Amira Arfaoui

Personal information
- Full name: Amira Arfaoui
- Date of birth: 8 August 1999 (age 27)
- Place of birth: Bern, Switzerland
- Height: 1.60 m (5 ft 3 in)
- Position: Midfielder

Team information
- Current team: SC Freiburg
- Number: 17

Youth career
- BSC YB Frauen

Senior career*
- Years: Team / Apps / (Gls)
- 2017–2019: BSC YB Frauen / 1 / (0)
- 2019–2020: FC Basel / 17 / (6)
- 2020–2021: Servette FC Chênois / 25 / (6)
- 2021–2023: Bayer Leverkusen / 50 / (5)
- 2024: 1. FC Nürnberg / 7 / (0)
- 2024–2026: Werder Bremen / 37 / (2)
- 2026–: SC Freiburg / 5 / (0)

International career^{‡}
- 2015: Switzerland U17 / 4 / (2)
- 2017: Switzerland U19 / 3 / (0)
- 2020–: Switzerland / 3 / (0)

= Amira Arfaoui =

Swiss footballer (born 1999)

Amira Arfaoui (born 8 August 1999) is a Swiss footballer who plays as a forward for SC Freiburg and the Switzerland national team.

==Club career==
Arfaoui started playing football for BSC YB Frauen at the age of 14, having previously tried numerous other sports. As a junior, she won three national titles with YB. She made her Nationalliga A debut at age 15. In the summer of 2019, she moved to FC Basel. In 2020, she joined Servette FC Chênois. At Servette she made two appearances in the Champions League. In July 2021, she acquired number 17 at Bayer Leverkusen, where she signed a two-year contract. On 2 January 2024, she joined 1. FC Nürnberg. In April that year, she sustained a knee injury, which sidelined her for the remainder of the 2023–24 season before the team's relegation.

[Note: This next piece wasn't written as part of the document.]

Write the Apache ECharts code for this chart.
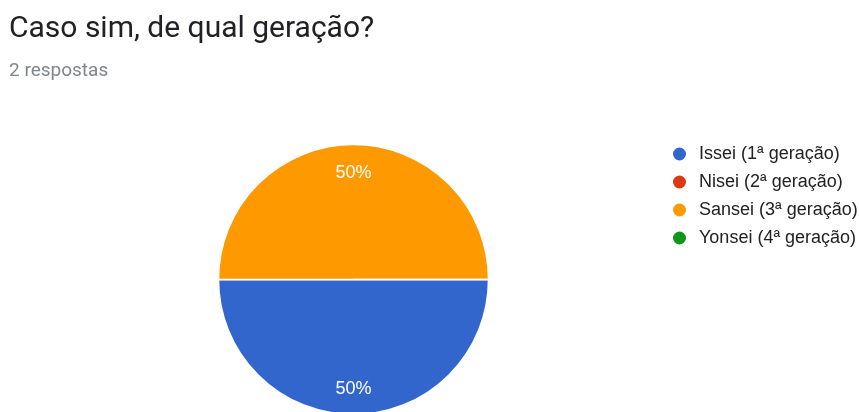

In April 2026 it was announced Arfaoui would be joining SC Freiburg from league rivals Werder Bremen for the 2026–27 season.

==International career==
Born in Switzerland, Arfaoui is of Tunisian descent. Her international career began in 2015 when she replaced an injured player in the U17 squad for the European Championship in Iceland. After she scored the goal in the 1–0 semi-final victory over Germany, after the final defeat against Spain, she became vice-European champion with the team. Her first game for the senior team was on 14 January 2020 against the national team of Malta.